• **EXERCISE PROMPT**:
The required output consists solely of the lines from the top of the listing through the line containing "43.2, 38.8, 33.2, 31.7, 39.6, 36.6, 34.5, 28.4, 32.0, 36.6]", transcribed exactly.

• **DATA SHOWN**:

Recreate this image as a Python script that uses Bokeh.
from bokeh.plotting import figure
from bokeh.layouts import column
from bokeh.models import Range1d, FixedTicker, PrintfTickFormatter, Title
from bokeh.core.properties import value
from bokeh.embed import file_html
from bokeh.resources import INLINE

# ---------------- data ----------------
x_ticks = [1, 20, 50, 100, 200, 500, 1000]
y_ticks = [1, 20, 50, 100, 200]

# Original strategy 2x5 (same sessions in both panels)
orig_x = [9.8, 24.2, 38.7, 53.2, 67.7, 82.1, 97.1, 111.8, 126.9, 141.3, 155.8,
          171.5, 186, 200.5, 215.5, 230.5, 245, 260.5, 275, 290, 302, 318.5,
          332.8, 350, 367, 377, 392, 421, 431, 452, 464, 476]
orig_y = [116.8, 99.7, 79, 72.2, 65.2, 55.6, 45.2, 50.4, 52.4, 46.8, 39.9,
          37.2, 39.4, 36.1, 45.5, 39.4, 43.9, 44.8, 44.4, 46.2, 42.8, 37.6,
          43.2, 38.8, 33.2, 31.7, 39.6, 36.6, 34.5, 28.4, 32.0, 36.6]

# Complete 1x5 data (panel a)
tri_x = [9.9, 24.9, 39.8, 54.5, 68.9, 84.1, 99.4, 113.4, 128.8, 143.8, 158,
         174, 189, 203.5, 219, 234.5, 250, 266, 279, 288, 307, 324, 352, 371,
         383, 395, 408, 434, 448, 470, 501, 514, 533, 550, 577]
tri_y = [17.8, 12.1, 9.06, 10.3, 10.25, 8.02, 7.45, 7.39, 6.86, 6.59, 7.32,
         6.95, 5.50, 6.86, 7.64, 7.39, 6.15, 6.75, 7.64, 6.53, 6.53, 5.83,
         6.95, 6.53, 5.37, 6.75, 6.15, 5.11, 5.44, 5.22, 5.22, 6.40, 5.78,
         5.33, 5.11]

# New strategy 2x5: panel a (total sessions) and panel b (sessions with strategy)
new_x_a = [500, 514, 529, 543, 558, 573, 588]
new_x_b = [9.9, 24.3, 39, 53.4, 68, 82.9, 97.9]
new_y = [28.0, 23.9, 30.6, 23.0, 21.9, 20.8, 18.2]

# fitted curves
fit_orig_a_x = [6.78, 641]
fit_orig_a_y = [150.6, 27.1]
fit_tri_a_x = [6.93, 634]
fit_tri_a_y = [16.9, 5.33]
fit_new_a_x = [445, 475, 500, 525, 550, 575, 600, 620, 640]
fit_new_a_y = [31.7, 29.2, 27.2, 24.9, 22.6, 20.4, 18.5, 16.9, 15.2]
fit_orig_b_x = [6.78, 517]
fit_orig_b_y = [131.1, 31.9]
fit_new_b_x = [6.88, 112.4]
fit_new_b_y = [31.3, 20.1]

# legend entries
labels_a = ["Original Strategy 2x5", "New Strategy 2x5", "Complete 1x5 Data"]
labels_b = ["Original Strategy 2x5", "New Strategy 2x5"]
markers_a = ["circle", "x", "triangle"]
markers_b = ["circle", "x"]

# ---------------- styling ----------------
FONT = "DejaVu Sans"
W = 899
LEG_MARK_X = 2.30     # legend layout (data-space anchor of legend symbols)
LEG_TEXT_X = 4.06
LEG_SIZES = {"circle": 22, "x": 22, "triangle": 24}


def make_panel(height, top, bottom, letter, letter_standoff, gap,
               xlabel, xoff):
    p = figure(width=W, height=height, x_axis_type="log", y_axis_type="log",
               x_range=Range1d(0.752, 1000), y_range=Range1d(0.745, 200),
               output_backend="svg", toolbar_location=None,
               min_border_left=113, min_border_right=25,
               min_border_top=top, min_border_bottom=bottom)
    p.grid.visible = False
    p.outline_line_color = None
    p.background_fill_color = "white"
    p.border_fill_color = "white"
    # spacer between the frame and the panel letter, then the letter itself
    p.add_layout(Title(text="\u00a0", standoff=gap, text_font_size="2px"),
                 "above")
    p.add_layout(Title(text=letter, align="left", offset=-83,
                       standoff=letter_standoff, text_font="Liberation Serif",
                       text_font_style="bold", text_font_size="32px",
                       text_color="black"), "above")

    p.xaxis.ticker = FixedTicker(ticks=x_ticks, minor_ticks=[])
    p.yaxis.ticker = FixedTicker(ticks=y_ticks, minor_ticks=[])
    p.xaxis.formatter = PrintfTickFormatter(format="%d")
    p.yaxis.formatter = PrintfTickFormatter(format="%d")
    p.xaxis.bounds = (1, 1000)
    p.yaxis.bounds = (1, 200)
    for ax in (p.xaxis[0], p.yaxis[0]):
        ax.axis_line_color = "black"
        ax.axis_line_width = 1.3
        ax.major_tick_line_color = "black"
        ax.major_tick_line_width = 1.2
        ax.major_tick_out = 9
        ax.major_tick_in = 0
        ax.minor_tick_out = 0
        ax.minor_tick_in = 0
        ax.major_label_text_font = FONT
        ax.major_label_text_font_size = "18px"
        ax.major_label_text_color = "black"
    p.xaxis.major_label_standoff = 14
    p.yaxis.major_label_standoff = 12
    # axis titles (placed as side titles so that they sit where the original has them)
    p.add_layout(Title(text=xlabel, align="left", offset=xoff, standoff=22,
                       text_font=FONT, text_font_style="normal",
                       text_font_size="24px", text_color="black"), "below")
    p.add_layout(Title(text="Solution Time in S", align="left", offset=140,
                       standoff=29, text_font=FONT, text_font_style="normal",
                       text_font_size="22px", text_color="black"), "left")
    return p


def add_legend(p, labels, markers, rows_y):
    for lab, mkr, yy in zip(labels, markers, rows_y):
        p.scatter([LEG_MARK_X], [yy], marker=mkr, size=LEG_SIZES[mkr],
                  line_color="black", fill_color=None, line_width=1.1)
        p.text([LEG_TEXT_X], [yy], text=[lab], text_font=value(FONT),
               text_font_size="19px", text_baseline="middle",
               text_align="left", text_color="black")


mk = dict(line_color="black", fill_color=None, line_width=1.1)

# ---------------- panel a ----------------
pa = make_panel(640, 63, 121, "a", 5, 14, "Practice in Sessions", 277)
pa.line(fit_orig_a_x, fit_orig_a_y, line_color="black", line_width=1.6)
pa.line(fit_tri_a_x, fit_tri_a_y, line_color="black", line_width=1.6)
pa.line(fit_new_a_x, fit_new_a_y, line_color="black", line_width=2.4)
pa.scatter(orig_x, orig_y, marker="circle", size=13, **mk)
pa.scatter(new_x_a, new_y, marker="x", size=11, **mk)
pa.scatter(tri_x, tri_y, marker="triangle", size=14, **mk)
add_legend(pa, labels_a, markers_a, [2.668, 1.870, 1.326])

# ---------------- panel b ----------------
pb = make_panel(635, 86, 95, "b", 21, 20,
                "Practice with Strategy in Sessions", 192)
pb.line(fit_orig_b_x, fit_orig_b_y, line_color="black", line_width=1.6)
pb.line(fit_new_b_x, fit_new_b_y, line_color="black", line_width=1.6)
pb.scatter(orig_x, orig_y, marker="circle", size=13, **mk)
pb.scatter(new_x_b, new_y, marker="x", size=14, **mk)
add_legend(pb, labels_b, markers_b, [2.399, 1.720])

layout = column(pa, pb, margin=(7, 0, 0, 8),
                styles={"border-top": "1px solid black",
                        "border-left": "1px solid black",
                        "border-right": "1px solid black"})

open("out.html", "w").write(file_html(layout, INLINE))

• **COMPLETE ANSWER**:
Recreate this image as a Python script that uses Bokeh.
from bokeh.plotting import figure
from bokeh.layouts import column
from bokeh.models import Range1d, FixedTicker, PrintfTickFormatter, Title
from bokeh.core.properties import value
from bokeh.embed import file_html
from bokeh.resources import INLINE

# ---------------- data ----------------
x_ticks = [1, 20, 50, 100, 200, 500, 1000]
y_ticks = [1, 20, 50, 100, 200]

# Original strategy 2x5 (same sessions in both panels)
orig_x = [9.8, 24.2, 38.7, 53.2, 67.7, 82.1, 97.1, 111.8, 126.9, 141.3, 155.8,
          171.5, 186, 200.5, 215.5, 230.5, 245, 260.5, 275, 290, 302, 318.5,
          332.8, 350, 367, 377, 392, 421, 431, 452, 464, 476]
orig_y = [116.8, 99.7, 79, 72.2, 65.2, 55.6, 45.2, 50.4, 52.4, 46.8, 39.9,
          37.2, 39.4, 36.1, 45.5, 39.4, 43.9, 44.8, 44.4, 46.2, 42.8, 37.6,
          43.2, 38.8, 33.2, 31.7, 39.6, 36.6, 34.5, 28.4, 32.0, 36.6]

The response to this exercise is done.